Millions of individuals struggle to get an education in Malaysia. This is due to systemic repercussions of poverty, stigma and lack of resources. However, the Malaysian government and the U.N. have released conflicting numbers regarding the poverty rate in Malaysia. Malaysia reports that the poverty rate is less than 1%. But the U.N. contends that the poverty line should be adjusted for accuracy to 15% to 20%. When statistics ignore the reality of those living in extreme poverty, the consequences go beyond understanding household income and financial security. Poverty deprives individuals of job opportunities and education in Malaysia, as well as exposes them to discrimination.
Poverty and Education in Malaysia
Lori Niehaus is a 2019 Fulbright Scholar in Malaysia and founder of the Change Makers program. Niehaus told The Borgen Project about the significant role that poverty plays in Kelantan, the Malaysian state with the lowest GDP. Poverty impacts the daily lives of students and their ability to get an education in Malaysia. For starters, many students are driven for financial reasons to work all night to support their families. As a result, they have less time to study, which puts them at a disadvantage in school.
Through the stratification process in public schools in Kelantan, students with low scores in any subject are designated to lower-level classes. These classes receive very little attention and resources from their schools. In some cases, students often arrive at school and sit in a classroom without a teacher the entire day. As such, this stratification further stalls their education and deprives them of opportunities to advance.
Additionally, social stigmas that result from poverty and Kelantan’s low GDP rate also deprive students and adults of professional opportunities. Kelantan is unique in that its population speaks its own language, a mix of standard Malay and Thai. However, wealthier populations within Malaysia speak standard Malay. Niehaus told The Borgen Project that standard Malay speakers “automatically discount Kelantanese as less educated, and that creates a mental and cyclical effect on what they feel capable of accomplishing.”
Gender Disparities in Education in Malaysia
Along with poverty, gender disparities in the classroom prove to be another obstacle to education in Malaysia. Social and cultural gender disparities produce a stifling, hyper-gendered environment for girls. In that environment, academic insecurities and shyness prevent female students in school from reaching their full potential. To combat gender disparities in Kelantan, Niehaus and a colleague created the Change Makers program in their community.
Through a two-day, one-night camp, the Change Makers program worked with 80 female students from four different high schools. The camp fostered an academic environment in which girls have the chance to engage in problem-solving workshops. Moreover, the camp curriculum included three major issues. These are mass displacement (in the context of the Rohingya crisis), environmental issues and the relationship between racism and identity.
However, because Niehaus and colleagues facilitated this particular program, it will not continue in the future. But schools support similar events every few years. Without initiatives like these, female students around the world will continue face challenges while pursuing their education in Malaysia or chasing professional opportunities.
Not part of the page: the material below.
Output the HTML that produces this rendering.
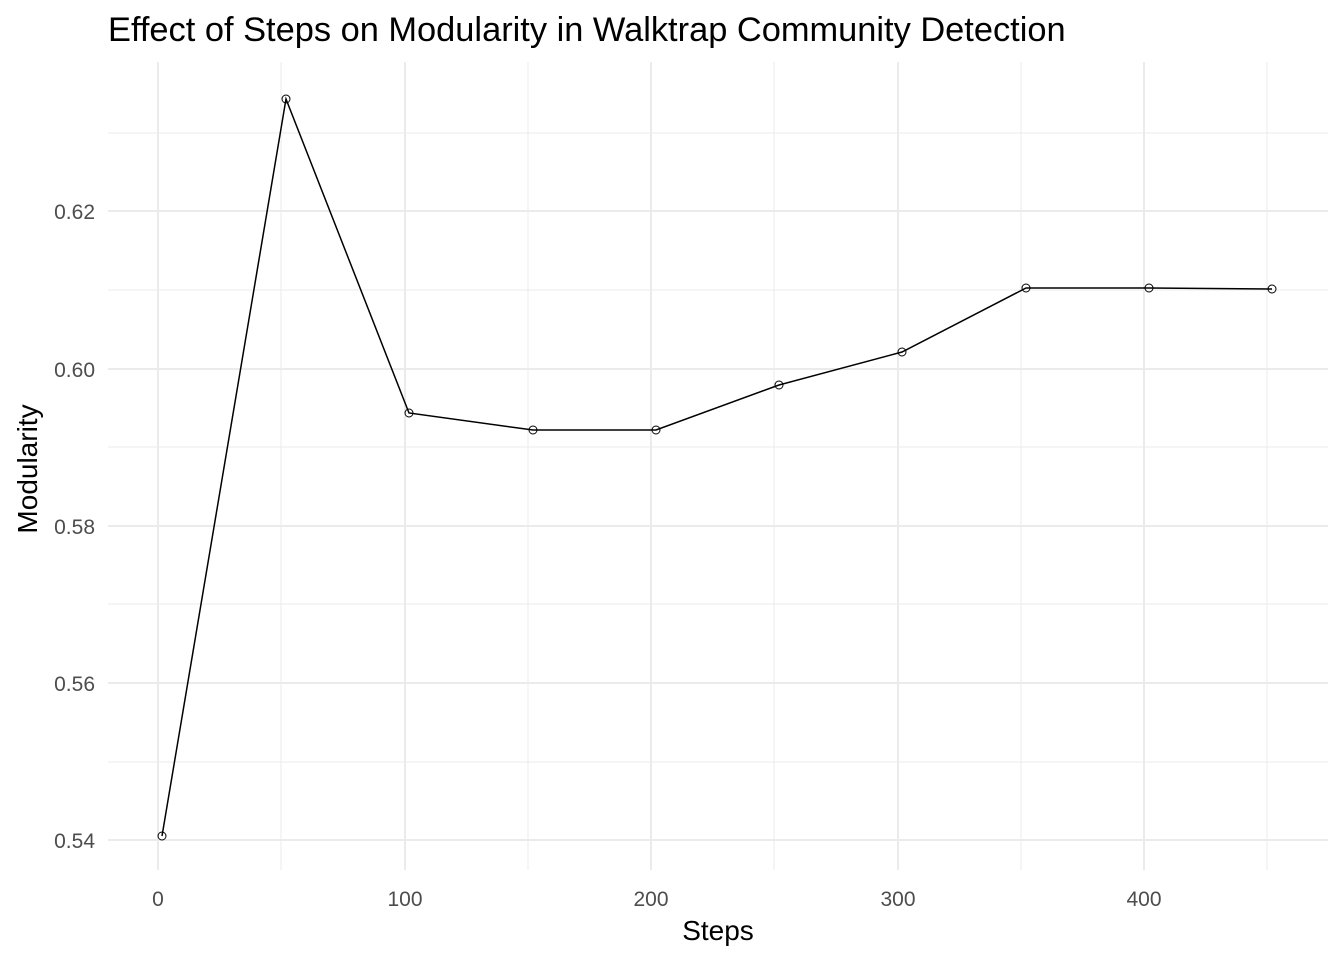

“The purpose of Change Makers was to encourage our [students] to think critically about the problems that their community—both in Kota Bharu, their city, and in Malaysia at large—face and how we might bring about change,” said Niehaus. Niehaus believes that by creating conversations about change for marginalized groups within Kota Bharu and Malaysia as a whole, students will find ways to think critically and effect real change in their communities. They may then be able to work on solving problems with education in Malaysia within their own communities.